The protests pertain to three drawback entries filed at Detroit for drawback under 19 U.S.C. 1313(j). The company imported merchandise, duty-paid, and transferred such merchandise to a foreign trade subzone where it was used in the further manufacture of other articles. It was admitted into the zone in the same condition it was in when imported. The company, invoking the rule of Customs Headquarters letter ruling 218551, dated January 29, 1986, asserted that the merchandise is considered exported for drawback purposes upon admission into the zone. Consequently, it filed a claim for same condition drawback.

Customs at Detroit denied the claim for drawback on the grounds that T.D. 89-4 revoked the referenced letter ruling, along with CSD (Customs Service Decision) 84-97 and CSD 85-10. (See Treasury Decision 89-4, 23 Cust. Bull., p. 96; CSD 84-97, 18 Cust. Bull., p. 1069; and CSD 85-10, 19 Cust. Bull., p. 509.) Consequently, merchandise transferred to a foreign trade zone for manufacturing is no longer considered exported for drawback purposes. The company then filed the instant protests for further review. The company's protests request that a decision be withheld until the United States Court of International Trade decides the case of Chrysler Motors Corp. v. United States, 89- 5-00252 (CIT).

ISSUE:

The question at issue in these protests is the same as that considered by the Court of International Trade in the recently decided Chrysler Motors Corp. v. United States, No. 89-05-00252, slip op. 90-130 (CIT December 11, 1990), 25 Cust. Bull. No. 4, p. 4 (appeal pending). The issue is as follows: Can duty-paid merchandise be transferred and admitted into a foreign trade zone for the purpose of further manufacture and be considered exported for drawback purposes under the fourth proviso of 19 U.S.C.

LAW AND ANALYSIS:

The fourth proviso provides that duty-paid merchandise admitted into a foreign trade zone for the purposes of exportation, destruction, or storage can be considered exported for the purposes of the drawback and other laws. 19 U.S.C. 81c(a). In CSD 84-97, CSD 85-10, and letter ruling 218551, Customs held that duty-paid merchandise could be admitted into a foreign trade zone for further manufacturing and be considered exported for drawback. Subsequently, Customs, recognizing that these rulings were based on an erroneous interpretation of the foreign trade zones law, specifically 19 U.S.C. 81c(a), published T.D. 89-4 which revoked these rulings as unsupported by law. The TD corrected Customs position to be in accordance with law, and held that merchandise admitted into a foreign trade zone for manufacturing purposes cannot be considered exported for drawback under the fourth proviso of 19 U.S.C. 81c(a).

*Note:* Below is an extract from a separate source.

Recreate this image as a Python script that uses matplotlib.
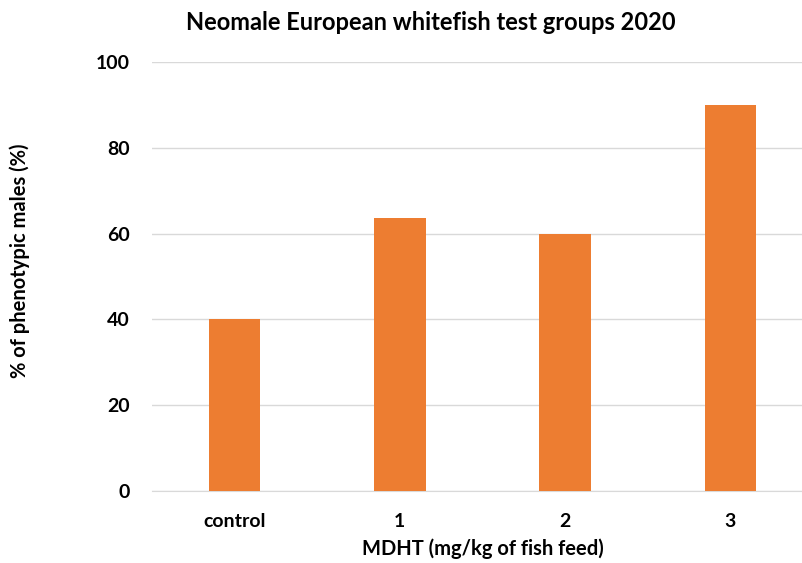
import matplotlib.pyplot as plt

categories = ['control', '1', '2', '3']
males_pct = [40, 63.6, 60, 90]
y_ticks = [0, 20, 40, 60, 80, 100]

plt.rcParams['font.family'] = ['Lato', 'DejaVu Sans']

fig = plt.figure(figsize=(8.03, 5.63), dpi=100)
# the plot area runs a bit past the right edge, as in the original
ax = fig.add_axes([152 / 803, 1 - 491 / 563, 661 / 803, (491 - 62) / 563])

x = range(len(categories))
ax.bar(x, males_pct, width=0.312, color='#ED7D31', zorder=3)

ax.set_xlim(-0.5, len(categories) - 0.5)
ax.set_ylim(0, 100)
ax.set_yticks(y_ticks)
ax.set_xticks(list(x))
ax.set_xticklabels(categories)
ax.grid(axis='y', color='#d9d9d9', linewidth=1, zorder=0)

for s in ['top', 'right', 'left']:
    ax.spines[s].set_visible(False)
ax.spines['bottom'].set_color('#d9d9d9')
ax.tick_params(axis='both', length=0, labelsize=14)
ax.tick_params(axis='x', pad=16)
ax.tick_params(axis='y', pad=16)
for lbl in ax.get_xticklabels() + ax.get_yticklabels():
    lbl.set_fontweight('bold')

fig.text(431 / 803, 1 - 22 / 563, 'Neomale European whitefish test groups 2020',
         fontsize=17, fontweight='bold', ha='center', va='center')
ax.set_xlabel('MDHT (mg/kg of fish feed)', fontsize=14.5, fontweight='bold')
ax.xaxis.set_label_coords((483 - 152) / 661, -(549 - 491) / 429)
ax.xaxis.label.set_va('center')
ax.set_ylabel('% of phenotypic males (%)', fontsize=14.5, fontweight='bold')
ax.yaxis.set_label_coords((20 - 152) / 661, (491 - 261) / 429)
ax.yaxis.label.set_va('center')

fig.savefig('out.png', dpi=100)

In the Chrysler Motors case, the Court of International Trade agreed with Customs position as expressed in T.D. 89-4. The court granted the government's motion for summary judgment. The drawback entries which form the basis of the instant protests are essentially the same as the drawback entry that was the subject of Chrysler Motors. Based on T.D. 89-4 and the opinion in Chrysler Motors, the instant protests must be denied.

HOLDING:

The fourth proviso of 19 U.S.C. 81c(a) applies to deem as exported imported duty-paid merchandise admitted into a foreign trade zone solely for exportation, destruction, or storage. Merchandise admitted into a zone for manufacturing purposes is not eligible to be considered exported. You are hereby instructed to deny the protests, submit a copy of this decision to the protesting company, and otherwise comply with section 174.30 of the Customs Regulations.